В первый момент все это производит впечатление пародийной травестии, чего-то вроде ирои-комической поэмы XVIII века: «Эней був парубок проворный». Или — подлаживания под предполагаемый язык «молодого читателя», свидетельствующего о глубочайшем к этому читателю презрении. Но постепенно понимаешь: Марченко искренне не замечает несовместимости между обывательским квазисовременным речевым потоком и той системой духовных координат, в которой жили герои ее книги. Марченко не подлаживается к читателю и не издевается над ним: она в самом деле так чувствует, думает и говорит; более того (и это самое фантастичное), она убеждена, что и Ахматова если и говорила не совсем этими словами, то думала и чувствовала — именно так. Впрочем, порою язык сплетничающей домохозяйки переходит во фрагмент дамского романа, который эта домохозяйка читает: «…Сон слил в одно два лица, два моря и две ее любви к чужому человеку, когда из всех печалей и радостей дарована только одна — радость-страдание бесконечного ожидания». Радость-страдание, образ, заимствованный из «Розы и креста» Блока, Марченко понимает так же, как простодушная Изабелла из этой же пьесы.
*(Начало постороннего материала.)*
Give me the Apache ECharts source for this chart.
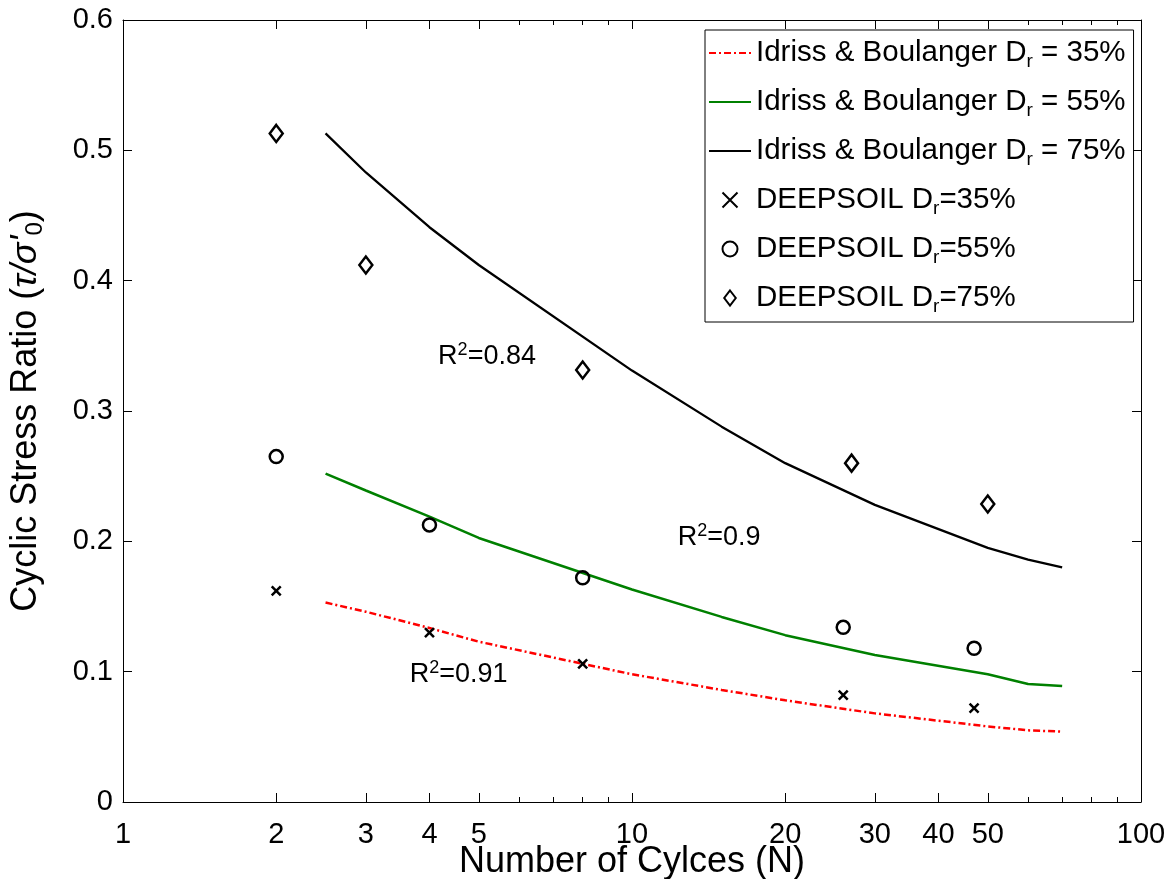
<!DOCTYPE html>
<html>
<head>
<meta charset="utf-8">
<script src="https://cdn.jsdelivr.net/npm/echarts@6/dist/echarts.min.js"></script>
<style>
html,body{margin:0;padding:0;background:#fff;}
#chart{width:1171px;height:879px;}
</style>
</head>
<body>
<div id="chart"></div>
<script>
// ---- data ----
const nIB = [2.5, 3, 4, 5, 10, 15, 20, 30, 50, 60, 70];
const ib35 = [0.153, 0.146, 0.1335, 0.123, 0.098, 0.086, 0.078, 0.068, 0.058, 0.055, 0.054];
const ib55 = [0.252, 0.239, 0.219, 0.2026, 0.163, 0.142, 0.128, 0.1128, 0.098, 0.0906, 0.089];
const ib75 = [0.513, 0.483, 0.441, 0.412, 0.331, 0.288, 0.260, 0.228, 0.195, 0.186, 0.180];

const ds35 = [[2, 0.162], [4, 0.130], [8, 0.106], [26, 0.082], [47, 0.072]];
const ds55 = [[2, 0.265], [4, 0.2126], [8, 0.172], [26, 0.134], [47, 0.118]];
const ds75 = [[2, 0.513], [3, 0.412], [8, 0.3315], [27, 0.260], [50, 0.2287]];

const xMajorTicks = [1, 2, 3, 4, 5, 10, 20, 30, 40, 50, 100];
const xMinorTicks = [6, 7, 8, 9, 60, 70, 80, 90];

const annotations = [
  { x: 4.16, y: 0.3415, text: '0.84' },
  { x: 12.3, y: 0.2026, text: '0.9' },
  { x: 3.66, y: 0.0975, text: '0.91' }
];

const seriesNames = [
  'Idriss & Boulanger Dr = 35%',
  'Idriss & Boulanger Dr = 55%',
  'Idriss & Boulanger Dr = 75%',
  'DEEPSOIL Dr=35%',
  'DEEPSOIL Dr=55%',
  'DEEPSOIL Dr=75%'
];

// ---- chart ----
const FONT = 'Liberation Sans, Arial, Helvetica, sans-serif';
const chart = echarts.init(document.getElementById('chart'), null, { renderer: 'canvas' });

function zip(xs, ys) { return xs.map((x, i) => [x, ys[i]]); }

const axisLineStyle = { color: '#000', width: 1 };
const grid = { left: 123, right: 30, top: 20, bottom: 77, containLabel: false, outerBoundsMode: 'none' };

const crossPath = 'path://M0,0L10,10M10,0L0,10';
const diamondPath = 'path://M5,0L10,6.5L5,13L0,6.5Z';

function legendFmt(name) {
  const m = name.match(/^(.*D)r(.*)$/);
  return '{t|' + m[1] + '}{s|r}{t|' + m[2] + '}';
}

const markerStyle = { color: 'rgba(255,255,255,0)', borderColor: '#000', borderWidth: 2.5, opacity: 1 };

const option = {
  backgroundColor: '#fff',
  animation: false,
  textStyle: { fontFamily: FONT },
  grid: grid,
  legend: {
    orient: 'vertical',
    left: 705,
    top: 30,
    padding: [4, 8, 6, 3],
    borderColor: '#000',
    borderWidth: 1,
    backgroundColor: '#fff',
    itemWidth: 42,
    itemHeight: 15,
    itemGap: 12,
    symbolKeepAspect: true,
    data: seriesNames.map((n, i) => i < 3
      ? { name: n, itemStyle: { opacity: 0, color: 'rgba(0,0,0,0)', borderWidth: 0 } }
      : { name: n }),
    formatter: legendFmt,
    textStyle: {
      fontFamily: FONT,
      color: '#000',
      rich: {
        t: { fontSize: 29.5, fontFamily: FONT, color: '#000', lineHeight: 36 },
        s: { fontSize: 19, fontFamily: FONT, color: '#000', lineHeight: 36, verticalAlign: 'bottom', padding: [18, 0, 0, 0] }
      }
    }
  },
  xAxis: [
    {
      type: 'log', logBase: 10, min: 1, max: 100, gridIndex: 0, position: 'bottom',
      axisLine: { show: true, lineStyle: axisLineStyle },
      axisTick: { show: true, inside: true, length: 9, lineStyle: axisLineStyle, customValues: xMajorTicks },
      axisLabel: { show: true, customValues: xMajorTicks, fontSize: 29, color: '#000', margin: 18, fontFamily: FONT },
      splitLine: { show: false },
      name: 'Number of Cylces (N)',
      nameLocation: 'middle',
      nameGap: 42,
      nameMoveOverlap: false,
      nameTextStyle: { fontSize: 36, color: '#000', fontFamily: FONT }
    },
    {
      type: 'log', logBase: 10, min: 1, max: 100, gridIndex: 0, position: 'bottom',
      axisLine: { show: false },
      axisTick: { show: true, inside: true, length: 5, lineStyle: axisLineStyle, customValues: xMinorTicks },
      axisLabel: { show: false },
      splitLine: { show: false }
    },
    {
      type: 'log', logBase: 10, min: 1, max: 100, gridIndex: 0, position: 'top',
      axisLine: { show: true, lineStyle: axisLineStyle },
      axisTick: { show: true, inside: true, length: 9, lineStyle: axisLineStyle, customValues: xMajorTicks },
      axisLabel: { show: false },
      splitLine: { show: false }
    },
    {
      type: 'log', logBase: 10, min: 1, max: 100, gridIndex: 0, position: 'top',
      axisLine: { show: false },
      axisTick: { show: true, inside: true, length: 5, lineStyle: axisLineStyle, customValues: xMinorTicks },
      axisLabel: { show: false },
      splitLine: { show: false }
    }
  ],
  yAxis: [
    {
      type: 'value', min: 0, max: 0.6, interval: 0.1, position: 'left',
      axisLine: { show: true, lineStyle: axisLineStyle },
      axisTick: { show: true, inside: true, length: 9, lineStyle: axisLineStyle },
      axisLabel: { fontSize: 29, color: '#000', margin: 10, fontFamily: FONT },
      splitLine: { show: false },
      name: "{t|Cyclic Stress Ratio (}{i|τ/σ'}{s|0}{t|)}",
      nameLocation: 'middle',
      nameGap: 76,
      nameRotate: 90,
      nameMoveOverlap: false,
      nameTextStyle: {
        rich: {
          t: { fontSize: 36, color: '#000', fontFamily: FONT, lineHeight: 42 },
          i: { fontSize: 36, color: '#000', fontFamily: FONT, fontStyle: 'italic', lineHeight: 42 },
          s: { fontSize: 24, color: '#000', fontFamily: FONT, lineHeight: 42, verticalAlign: 'bottom', padding: [20, 0, 0, 0] }
        }
      }
    },
    {
      type: 'value', min: 0, max: 0.6, interval: 0.1, position: 'right',
      axisLine: { show: true, lineStyle: axisLineStyle },
      axisTick: { show: true, inside: true, length: 9, lineStyle: axisLineStyle },
      axisLabel: { show: false },
      splitLine: { show: false }
    }
  ],
  series: [
    {
      name: seriesNames[0], type: 'line', xAxisIndex: 0, yAxisIndex: 0,
      data: zip(nIB, ib35), symbol: 'none', smooth: false,
      lineStyle: { color: '#ff0000', width: 2.5, type: [7, 3, 2, 3] },
      itemStyle: { color: '#ff0000' }, z: 3
    },
    {
      name: seriesNames[1], type: 'line', xAxisIndex: 0, yAxisIndex: 0,
      data: zip(nIB, ib55), symbol: 'none',
      lineStyle: { color: '#008000', width: 2.5 },
      itemStyle: { color: '#008000' }, z: 3
    },
    {
      name: seriesNames[2], type: 'line', xAxisIndex: 0, yAxisIndex: 0,
      data: zip(nIB, ib75), symbol: 'none',
      lineStyle: { color: '#000', width: 2.3 },
      itemStyle: { color: '#000' }, z: 3
    },
    {
      name: seriesNames[3], type: 'scatter', xAxisIndex: 0, yAxisIndex: 0,
      data: ds35, symbol: crossPath, symbolSize: 9,
      itemStyle: { color: 'none', borderColor: '#000', borderWidth: 2.5, opacity: 1 }, z: 4
    },
    {
      name: seriesNames[4], type: 'scatter', xAxisIndex: 0, yAxisIndex: 0,
      data: ds55, symbol: 'circle', symbolSize: 13,
      itemStyle: markerStyle, z: 4
    },
    {
      name: seriesNames[5], type: 'scatter', xAxisIndex: 0, yAxisIndex: 0,
      data: ds75, symbol: diamondPath, symbolSize: [13, 17], symbolKeepAspect: false,
      itemStyle: markerStyle, z: 4
    },
    {
      name: 'annotations', type: 'scatter', xAxisIndex: 0, yAxisIndex: 0,
      data: annotations.map(a => ({ value: [a.x, a.y], txt: a.text })),
      symbolSize: 0, silent: true,
      itemStyle: { opacity: 1, color: '#000' },
      label: {
        show: true, position: 'right', distance: 0, color: '#000',
        formatter: p => '{t|R}{p|2}{t|=' + p.data.txt + '}',
        rich: {
          t: { fontSize: 27, color: '#000', fontFamily: FONT, lineHeight: 32 },
          p: { fontSize: 18, color: '#000', fontFamily: FONT, lineHeight: 32, verticalAlign: 'top', padding: [0, 0, 12, 0] }
        }
      }
    }
  ]
};

chart.setOption(option);
</script>
</body>
</html>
«Философические изыски» биографа интересуют в самом деле мало, как и филологические, и историко-литературные. Половина книги, призванной охватить 77-летнюю жизнь, посвящена семи годам из нее (1908—1915); именно на эти годы приходится появление и расцвет акмеизма. Угадайте же, сколько раз упоминается слово «акмеизм» со всеми производными на 300 страницах? Два раза. Слово «стиль» употреблено один раз, в словосочетании «стиль мужского поведения». Ни о каких «ахматовских дольниках» уж, конечно, и речи нет.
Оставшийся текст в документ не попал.